CEO’s and CFO’s primary role is to run the business and find future growth avenues. But businesses, over time, need funding for a plethora of reasons. So next time you are in the market looking to raise funds from external sources, follow these 5 rules that will help you secure your funds faster, so that you can get back to building your business and execute your vision.
Rule 1 – Research Well
Undertake thorough research about the investor (the Fund) and the team you plan to meet. Ask questions to your investment banker. And not just that,perform independent research on the Investor by reading on the internet or asking people in your networking circle. Also, you can consider listening to recorded calls of Analyst/Investors of other companies, in which the investor has already invested in. All this will assist you in preparing and strategizing appropriately for the meeting.
Rule 2 – Practice makes CxO’s perfect
Nothing can replace good planning and practice. You should undertake mock presentations and have someone prepare a comprehensive list of possible questions and undertake mock Q&A round. This will be of immense help in boosting your confidence while answering the investors. Generally, you can approach the Finance PR Firm or the Investment Banker to seek help in this regard. This is very important because you only have one chance in front of that investor. You should, therefore, practice well before you start meeting investors.

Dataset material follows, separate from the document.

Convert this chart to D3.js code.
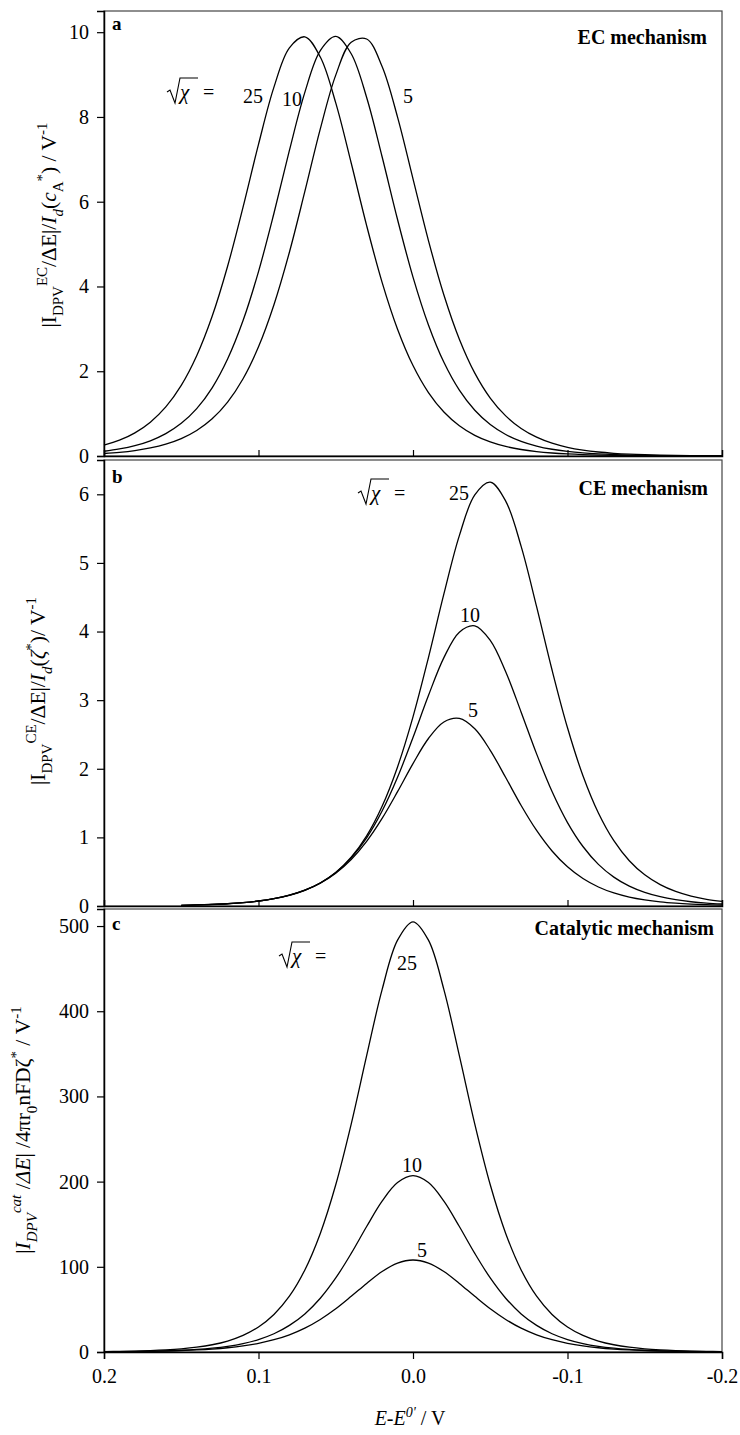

Rule 3 – Never Trust Technology
Technology has always been a great aid, but relying completely on tech can be worrisome, as gadgets might just give up when you need them the most. So don’t just rely on showing your presentation on your laptop or in the Investors meeting room using their projector. You never know what could go wrong. It could be the case that AVs in the meeting room begin to malfunction or the meeting rooms are occupied. The best approach, therefore, is to carry printouts of your presentation. That will allow you to comfortably run your presentation even in a Coffee Shop.
Rule 4 – Role Play
Investors want to hear about the company’s financials, compliances and related matters, only from the CFO. And hear business, primarily from the CEO. In fact some investors even insist on CFO’s being a part of the fundraising team from the Company. So you should first form the right team that should be participating in road show presentations (you may decide to have one or two senior executives, who are vital to the business, in addition to the CEO & CFO as part of the core fundraising team. Note that having more than 3 is not advisable). Therefore take some time to predetermine which questions/subjects of questions will be answered by which team member.
Rule 5 – Speed is important
On a fundraising road show, you need to maintain speed and ensure thay you meet as many investors as you can. To get firm commitments from them, make sure to follow-up aggressively post your meeting with the investor. If you give more time, you might lose the excitement and the interest you would have generated through your meeting. Moreover, you never know when some external, uncontrollable factor could create negative sentiments, thereby adversely impacting the efforts you would have put in on this entire process.